-- begin --
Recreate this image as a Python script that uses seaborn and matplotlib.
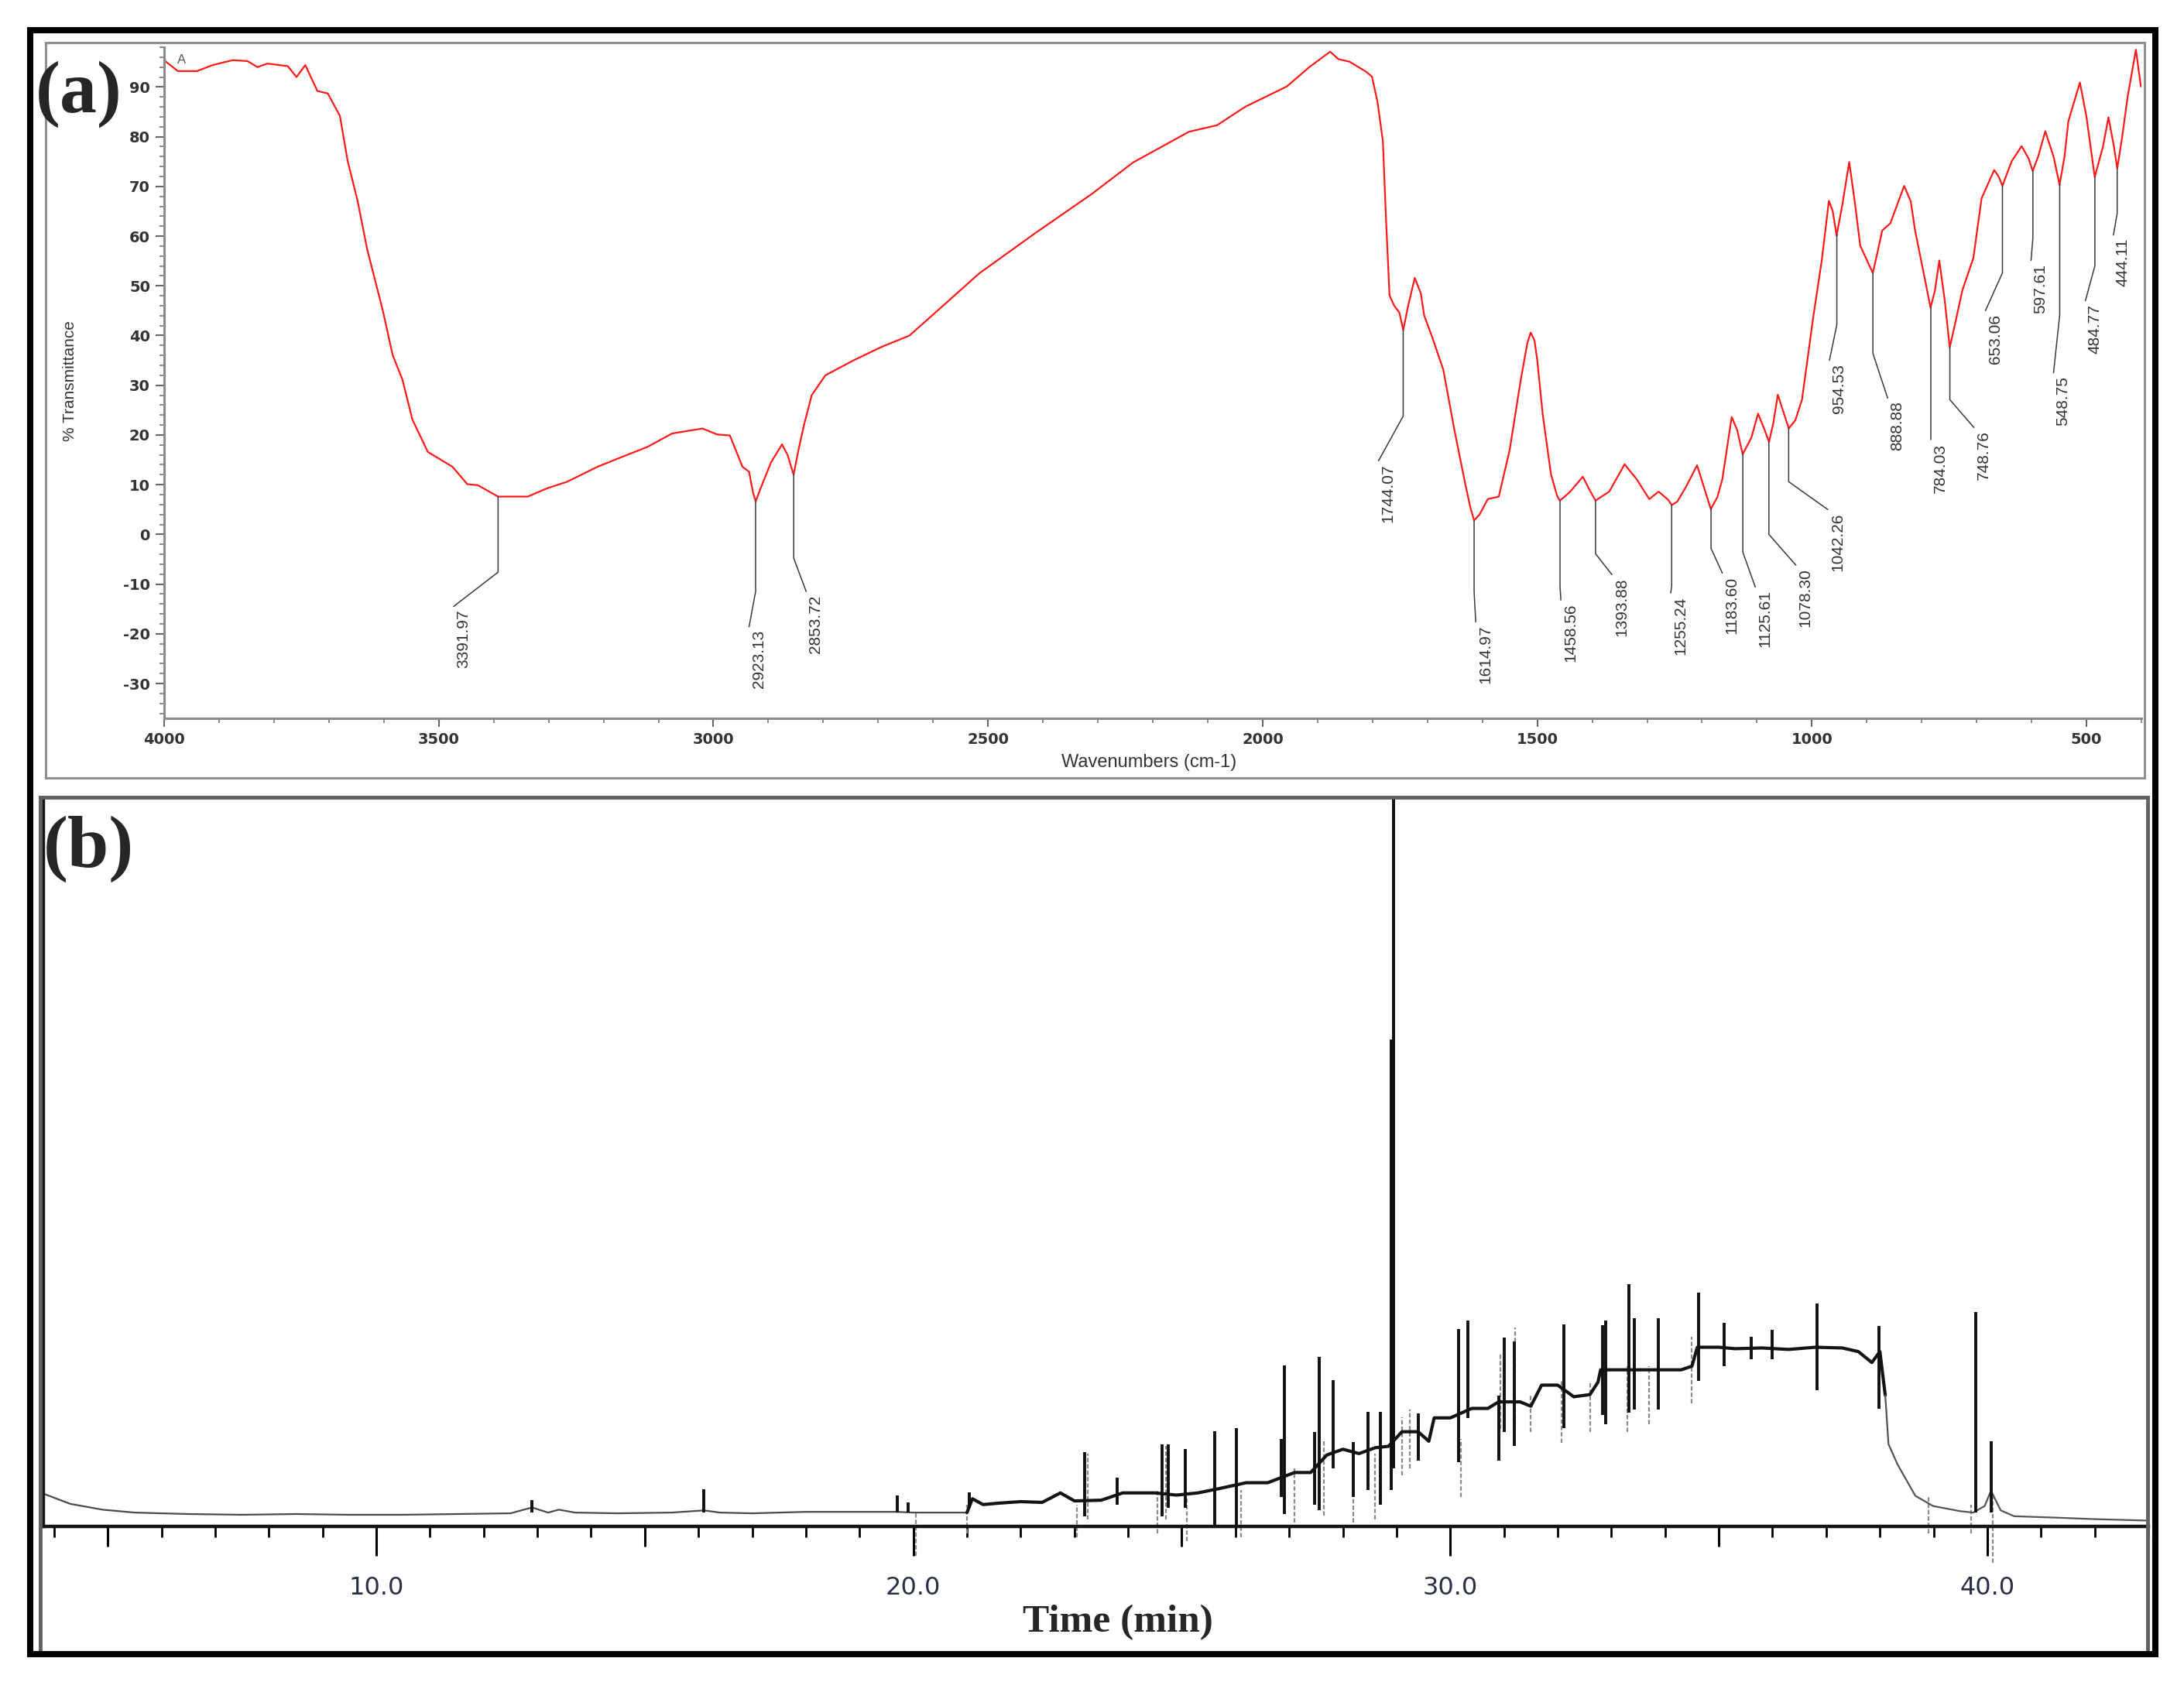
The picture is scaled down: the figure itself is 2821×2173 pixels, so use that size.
import matplotlib
matplotlib.use("Agg")
import matplotlib.pyplot as plt
import matplotlib.patches as patches
from matplotlib.ticker import MultipleLocator
import numpy as np
import pandas as pd
import seaborn as sns

sns.set_theme(style="white")
plt.rcParams['font.family'] = ['DejaVu Sans']

# ---- (a) FTIR spectrum ----
wavenumber = [3998, 3975, 3940, 3912, 3875, 3848, 3830, 3812, 3775, 3759, 3743, 3721,
              3702, 3680, 3666, 3648, 3630, 3602, 3584, 3566, 3548, 3520, 3475, 3448,
              3429, 3392, 3338, 3302, 3266, 3211, 3166, 3120, 3075, 3020, 2993, 2970,
              2947, 2935, 2928, 2923, 2915, 2895, 2875, 2865, 2854, 2845, 2835, 2821,
              2796, 2745, 2694, 2643, 2592, 2516, 2414, 2312, 2236, 2134, 2083, 2032,
              1956, 1915, 1877, 1862, 1842, 1812, 1801, 1791, 1781, 1776, 1769, 1761,
              1751, 1744, 1735, 1723, 1712, 1706, 1691, 1671, 1651, 1631, 1622, 1615,
              1605, 1590, 1570, 1550, 1530, 1518, 1512, 1505, 1500, 1490, 1475, 1464,
              1459, 1450, 1440, 1417, 1405, 1394, 1369, 1341, 1319, 1296, 1279, 1262,
              1255, 1245, 1229, 1209, 1195, 1184, 1172, 1163, 1146, 1136, 1126, 1110,
              1098, 1086, 1078, 1070, 1062, 1050, 1042, 1030, 1018, 997, 982, 969,
              962, 955, 945, 932, 922, 912, 895, 889, 880, 872, 857, 832, 820, 812,
              790, 784, 776, 768, 758, 749, 738, 726, 706, 691, 668, 660, 653, 645,
              636, 618, 605, 598, 588, 575, 560, 549, 540, 533, 512, 500, 485, 470,
              460, 450, 444, 435, 425, 410, 401]
transmittance = [95.2, 93.2, 93.2, 94.4, 95.4, 95.2, 94.0, 94.7, 94.2, 92.0, 94.4, 89.2,
                 88.7, 84.2, 75.2, 67.2, 57.2, 45.1, 36.1, 31.1, 23.1, 16.6, 13.6, 10.1,
                 9.9, 7.6, 7.6, 9.3, 10.6, 13.6, 15.6, 17.6, 20.3, 21.3, 20.1, 19.9,
                 13.6, 12.6, 8.5, 6.6, 9.0, 14.5, 18.1, 16.0, 12.0, 17.0, 22.0, 28.0,
                 32.0, 35.0, 37.7, 40.0, 45.0, 52.5, 60.6, 68.4, 74.8, 81.0, 82.3, 86.0,
                 90.1, 94.0, 97.1, 95.6, 95.1, 93.1, 92.1, 87.1, 79.1, 65.1, 48.1, 46.1,
                 44.6, 41.1, 46.0, 51.6, 48.5, 44.1, 39.6, 33.1, 21.1, 10.1, 5.5, 2.8,
                 4.0, 7.1, 7.6, 17.1, 31.1, 38.5, 40.6, 39.0, 35.1, 24.1, 12.1, 7.8,
                 6.8, 7.6, 8.6, 11.6, 9.0, 6.8, 8.6, 14.1, 11.1, 7.1, 8.6, 7.0,
                 5.9, 6.6, 9.6, 13.9, 9.0, 5.1, 7.5, 11.1, 23.6, 21.0, 16.1, 19.5,
                 24.3, 21.0, 18.6, 22.5, 28.1, 24.0, 21.3, 23.0, 27.1, 44.1, 55.1, 67.1,
                 65.0, 60.1, 66.0, 74.9, 67.0, 58.1, 54.0, 52.6, 57.0, 61.1, 62.6, 70.1, 67.0, 61.1,
                 49.0, 45.6, 49.0, 55.1, 47.0, 37.6, 43.0, 49.1, 55.6, 67.6, 73.3, 72.0, 70.1, 72.5,
                 75.1, 78.1, 75.5, 73.1, 76.0, 81.1, 76.0, 70.3, 76.0, 83.1, 90.9, 84.0, 71.9, 78.0,
                 83.9, 78.0, 73.6, 80.0, 88.1, 97.5, 90.1]

peak_wn = [3391.97, 2923.13, 2853.72, 1744.07, 1614.97, 1458.56, 1393.88, 1255.24,
           1183.60, 1125.61, 1078.30, 1042.26, 954.53, 888.88, 784.03, 748.76,
           653.06, 597.61, 548.75, 484.77, 444.11]
# leader layout for each peak label: knee value, end wavenumber, end value
leader_knee = [-7.6, -11.5, -4.8, 23.8, -11.5, -10.4, -3.9, -10.4, -2.8, -3.6, 0.0,
               10.6, 42.2, 36.4, 19.0, 27.1, 52.6, 59.6, 44.2, 54.0, 64.6]
leader_end_wn = [3473, 2935, 2831, 1789, 1612, 1457, 1364, 1257, 1163, 1103, 1029,
                 971, 968, 862, 784, 705, 684, 601, 560, 502, 451]
leader_end_val = [-14.5, -18.6, -11.5, 14.8, -17.6, -13.2, -8.1, -11.8, -7.8, -10.6,
                  -6.2, 5.0, 35.0, 27.4, 19.0, 21.5, 45.0, 55.1, 32.5, 47.0, 60.2]

# ---- (b) GC chromatogram ----
gc_time = [3.8, 4.3, 4.9, 5.5, 6.5, 7.5, 8.5, 9.5, 10.5, 11.5, 12.5, 12.9, 13.2, 13.4,
           13.7, 14.5, 15.5, 16.1, 16.4, 17.0, 18.0, 19.0, 19.7, 20.0, 20.5, 21.0, 21.1,
           21.3, 21.6, 22.0, 22.4, 22.74, 23.0, 23.5, 23.9, 24.5, 24.9, 25.3, 25.7, 26.2,
           26.6, 27.1, 27.4, 27.7, 28.0, 28.3, 28.6, 28.85, 29.1, 29.4, 29.6, 29.7, 30.0,
           30.4, 30.7, 30.9, 31.3, 31.5, 31.7, 32.0, 32.3, 32.6, 32.75, 32.8, 33.4, 34.0,
           34.3, 34.5, 34.6, 34.8, 35.0, 35.3, 35.8, 36.3, 36.8, 37.3, 37.6, 37.85, 38.0,
           38.1, 38.16, 38.33, 38.66, 38.99, 39.49, 39.74, 39.95, 40.07, 40.25, 40.5,
           41.3, 42.0, 43.0]
gc_signal = [4.5, 3.1, 2.3, 1.9, 1.7, 1.6, 1.7, 1.6, 1.6, 1.7, 1.8, 2.6, 1.9, 2.3,
             1.9, 1.8, 1.9, 2.2, 1.9, 1.8, 2.0, 2.0, 2.0, 1.9, 1.9, 1.9, 3.8,
             3.0, 3.2, 3.4, 3.3, 4.6, 3.5, 3.6, 4.6, 4.6, 4.3, 4.6, 5.2, 6.0,
             6.0, 7.4, 7.4, 9.8, 10.6, 10.0, 10.8, 11.0, 13.0, 13.0, 11.7, 14.9, 14.9,
             16.2, 16.2, 17.1, 17.1, 16.5, 19.4, 19.4, 17.8, 18.1, 19.8, 21.5, 21.5, 21.5,
             21.5, 22.0, 24.6, 24.6, 24.6, 24.4, 24.5, 24.3, 24.6, 24.5, 24.0, 22.5, 24.0,
             18.0, 11.3, 8.5, 4.2, 2.8, 2.1, 1.9, 2.8, 4.9, 2.2, 1.4,
             1.2, 1.0, 0.8]

spike_time = [12.9, 16.1, 19.7, 19.9, 21.05, 23.19, 23.8, 24.63, 24.75, 25.06, 25.61,
              26.02, 26.85, 26.91, 27.48, 27.56, 27.82, 28.2, 28.47, 28.7, 28.9, 28.95,
              29.4, 30.15, 30.33, 30.9, 31.0, 31.19, 32.12, 32.84, 32.9, 33.32, 33.43,
              33.87, 34.62, 35.1, 35.6, 36.0, 36.83, 37.98, 39.79, 40.07]
spike_low = [1.9, 1.9, 1.9, 1.9, 2.5, 1.4, 3.0, 1.4, 2.5, 2.5, 0.0,
             0.0, 4.0, 1.7, 3.0, 2.2, 8.0, 4.0, 5.0, 3.0, 5.0, 8.0,
             9.0, 8.8, 14.9, 9.0, 13.0, 11.0, 13.5, 15.3, 14.0, 15.6, 16.0,
             16.0, 20.0, 22.0, 23.0, 23.0, 18.7, 16.2, 1.9, 1.9]
spike_high = [3.6, 5.1, 4.3, 3.3, 4.7, 10.2, 6.7, 11.3, 11.3, 10.6, 13.1,
              13.5, 12.0, 22.1, 13.0, 23.3, 20.1, 11.6, 15.7, 15.7, 66.8, 115.0,
              15.5, 27.1, 28.3, 18.0, 25.9, 25.4, 27.7, 27.6, 28.3, 33.3, 28.6,
              28.6, 32.1, 27.9, 26.0, 27.0, 30.6, 27.5, 29.4, 11.7]

ghost_time = [20.05, 21.0, 23.05, 23.25, 24.55, 24.7, 25.1, 26.1, 27.1, 27.65, 28.2,
              28.6, 29.1, 29.25, 30.2, 30.94, 31.2, 31.5, 32.07, 32.6, 32.9, 33.3,
              33.7, 34.5, 38.9, 39.7, 40.1]
ghost_low = [-4.0, -1.0, -1.5, 1.0, -1.0, 1.0, -2.0, -1.5, 0.5, 1.5, 0.5,
             1.0, 7.0, 8.0, 4.0, 13.4, 13.1, 13.0, 11.5, 13.0, 14.0, 13.0,
             14.0, 16.9, -1.0, -1.0, -5.0]
ghost_high = [2.0, 3.0, 3.0, 10.0, 5.0, 11.0, 4.0, 5.0, 8.0, 12.0, 11.0,
              10.0, 15.0, 16.0, 12.0, 23.8, 27.3, 18.0, 20.0, 20.0, 21.0, 22.0,
              22.0, 26.0, 4.0, 3.0, 4.0]

W, H = 2821, 2173
fig = plt.figure(figsize=(W / 100, H / 100), dpi=100)


def box(l, t, r, b):
    return [l / W, 1 - b / H, (r - l) / W, (b - t) / H]


def frame(l, t, r, b, color, lw):
    fig.add_artist(patches.Rectangle((l / W, 1 - b / H), (r - l) / W, (b - t) / H,
                                     transform=fig.transFigure, fill=False,
                                     edgecolor=color, linewidth=lw))


frame(59, 55, 2770, 1005, '#8f8f8f', 2.2)
frame(52, 1030, 2774, 2137, '#606060', 3.5)
frame(39, 39, 2784, 2137, 'black', 5.8)

# ---------------- panel (a) ----------------
ax_a = fig.add_axes(box(212, 61, 2766, 928))
ax_a.set_facecolor('none')
ftir = pd.DataFrame({'wn': wavenumber, 't': transmittance})
sns.lineplot(data=ftir, x='wn', y='t', sort=False, estimator=None,
             color='#ff1a1a', linewidth=1.6, ax=ax_a)
ax_a.set_xlim(4000, 400)
ax_a.set_ylim(-37, 98)
xt = [4000, 3500, 3000, 2500, 2000, 1500, 1000, 500]
yt = list(range(-30, 91, 10))
ax_a.set_xticks(xt, labels=[str(v) for v in xt], fontsize=14, fontweight='bold', color='#333333')
ax_a.set_yticks(yt, labels=[str(v) for v in yt], fontsize=14, fontweight='bold', color='#333333')
ax_a.xaxis.set_minor_locator(MultipleLocator(100))
ax_a.yaxis.set_minor_locator(MultipleLocator(2))
ax_a.tick_params(which='major', direction='out', length=8, width=1.5, color='#666666', pad=5)
ax_a.tick_params(which='minor', direction='out', length=4, width=1.2, color='#777777')
ax_a.tick_params(left=True, bottom=True, which='both')
for s in ['top', 'right']:
    ax_a.spines[s].set_visible(False)
for s in ['left', 'bottom']:
    ax_a.spines[s].set_color('#8a8a8a')
    ax_a.spines[s].set_linewidth(2.2)
ax_a.set_xlabel('')
ax_a.set_ylabel('')

# peak labels with leader lines
wn_inc = wavenumber[::-1]
tr_inc = transmittance[::-1]
for wn, knee, ew, ev in zip(peak_wn, leader_knee, leader_end_wn, leader_end_val):
    start = np.interp(wn, wn_inc, tr_inc)
    ax_a.plot([wn, wn, ew], [start, knee, ev], color='#3a3a3a', linewidth=1.1)
    ax_a.annotate(f'{wn:.2f}', xy=(ew, ev), xytext=(9, -3), textcoords='offset points',
                  rotation=90, ha='center', va='top', fontsize=15, color='#333333',
                  family=['Liberation Sans', 'DejaVu Sans'])
ax_a.text(3976, 95.5, 'A', fontsize=12, color='#555555', ha='left', va='center',
          family=['Liberation Sans', 'DejaVu Sans'])

fig.text(90 / W, 1 - 492 / H, '% Transmittance', rotation=90, ha='center', va='center',
         fontsize=15, color='#333333', family=['Liberation Sans', 'DejaVu Sans'])
fig.text(1484 / W, 1 - 985 / H, 'Wavenumbers (cm-1)', ha='center', va='center',
         fontsize=17, color='#333333', family=['Liberation Sans', 'DejaVu Sans'])

# ---------------- panel (b) ----------------
ax_b = fig.add_axes(box(56, 1031, 2775, 1972))
ax_b.set_facecolor('none')
gc = pd.DataFrame({'time': gc_time, 'signal': gc_signal})
ax_b.vlines(ghost_time, ghost_low, ghost_high, color='#8a8a8a', linewidth=1.6,
            linestyles=(0, (2.5, 1.2)), clip_on=False)
early = gc[gc['time'] <= 21.0]
busy = gc[(gc['time'] >= 21.0) & (gc['time'] <= 38.1)]
tail = gc[gc['time'] >= 38.1]
sns.lineplot(data=early, x='time', y='signal', sort=False, estimator=None,
             color='#4a4a4a', linewidth=1.6, ax=ax_b)
sns.lineplot(data=busy, x='time', y='signal', sort=False, estimator=None,
             color='#141414', linewidth=3.0, ax=ax_b)
sns.lineplot(data=tail, x='time', y='signal', sort=False, estimator=None,
             color='#555555', linewidth=1.6, ax=ax_b)
ax_b.vlines(spike_time, spike_low, spike_high, color='#111111', linewidth=2.8)
ax_b.set_xlim(3.8, 43.0)
ax_b.set_ylim(0, 100)
ax_b.set_yticks([])
bt = [10, 20, 30, 40]
ax_b.set_xticks(bt, labels=[f'{v:.1f}' for v in bt], fontsize=23, color='#2b2f45')
ax_b.xaxis.set_minor_locator(MultipleLocator(1))
ax_b.tick_params(axis='x', which='major', direction='out', length=27, width=2.2,
                 color='black', pad=19, bottom=True)
ax_b.tick_params(axis='x', which='minor', direction='out', length=10, width=2.0,
                 color='black', bottom=True)
sec = ax_b.secondary_xaxis('bottom')
sec.set_xticks([5, 15, 25, 35])
sec.tick_params(axis='x', length=19, width=2.2, color='black', labelbottom=False)
sec.spines['bottom'].set_visible(False)
for s in ['top', 'right']:
    ax_b.spines[s].set_visible(False)
for s in ['left', 'bottom']:
    ax_b.spines[s].set_color('#151515')
    ax_b.spines[s].set_linewidth(3.2)
ax_b.set_xlabel('')
ax_b.set_ylabel('')

fig.text(1444 / W, 1 - 2096 / H, 'Time (min)', ha='center', va='center', fontsize=37,
         fontweight='bold', family=['Liberation Serif', 'DejaVu Serif'])

fig.text(46 / W, 1 - 122 / H, '(a)', ha='left', va='center', fontsize=69,
         fontweight='bold', family=['Liberation Serif', 'DejaVu Serif'])
fig.text(56 / W, 1 - 1097 / H, '(b)', ha='left', va='center', fontsize=69,
         fontweight='bold', family=['Liberation Serif', 'DejaVu Serif'])

fig.savefig('out.png', dpi=100, facecolor='white')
-- end --
From the first line above down to the line with "plt.rcParams['font.family'] = ['DejaVu Sans']", reproduce every line and no others, omitting pictures.

Recreate this image as a Python script that uses seaborn and matplotlib.
The picture is scaled down: the figure itself is 2821×2173 pixels, so use that size.
import matplotlib
matplotlib.use("Agg")
import matplotlib.pyplot as plt
import matplotlib.patches as patches
from matplotlib.ticker import MultipleLocator
import numpy as np
import pandas as pd
import seaborn as sns

sns.set_theme(style="white")
plt.rcParams['font.family'] = ['DejaVu Sans']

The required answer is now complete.